Loucas criticized WHO FCTC’s lack of engagement with the major stakeholders, the public, as they are mandated to do. She said WHO also ignored a letter sent to them in October 2018 by 72 tobacco harm scientific experts who stated that, “it is time for tobacco control to embrace tobacco harm reduction”.
Loucas said that as the FCTC has a mandate to pursue “harm reduction” as a core tobacco control policy, it has failed to acknowledge or implement this policy over the last 18 years.
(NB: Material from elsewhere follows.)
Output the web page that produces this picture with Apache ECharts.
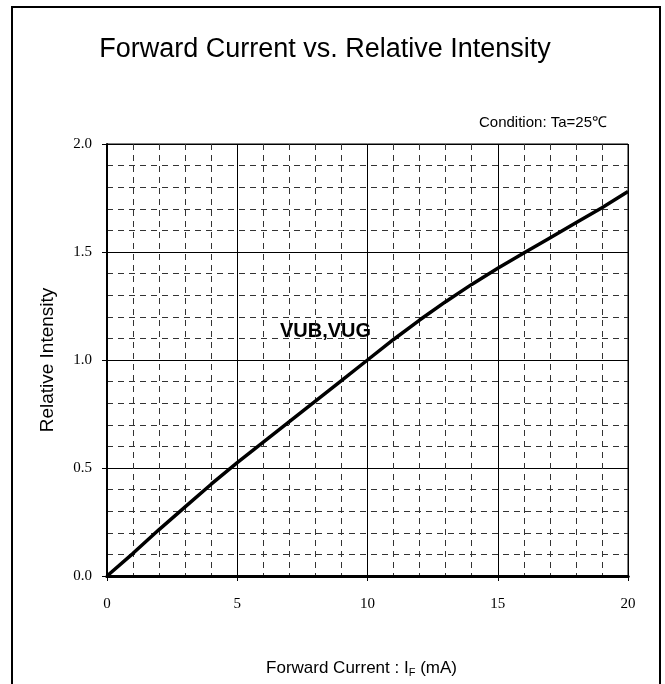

It has effectively deprived smokers of an effective way out of smoking, she said.
Loucas said this should not be the case as WHO FCTC is a non-governmental organization that is not eligible for public funding directly from any sovereign nation and therefore relies on donations. “We want you to understand that the WHO cannot compel or force a signatory to comply with their advice or guidelines, as they have no authority over sovereign nations’ legal systems,” she said.
Loucas then adviced local health authorities such as the DOH to bring up to FCTC-CoP9 discussion the consumers’ rights to choose less harmful products as a way to protect themselves from cigarette smoke.
Virgino said it is the reason they are launching the information campaign. “We are standing for our rights to be heard and included in the WHO discussion. We also want WHO to look at the science again and not ignore them, instead of resorting to moralistic approach, regarding ENDS and other alternative nicotine products which we consider to be the most revolutionary products in harm reduction. If we allow digital technologies to disrupt industries, why cannot we allow electronic innovation to improve public health?” she said.
“We want to inform the public as well as our government officials, including the DOH Secretary that we want to be heard. We say ‘No’ to smoking. We say ‘No’ to ban on vaping. We say ‘Yes’ to public health. We say ‘Yes’ to safer smoke-free nicotine products. We also say ‘Yes’ to regulation with representation,” Virgino said.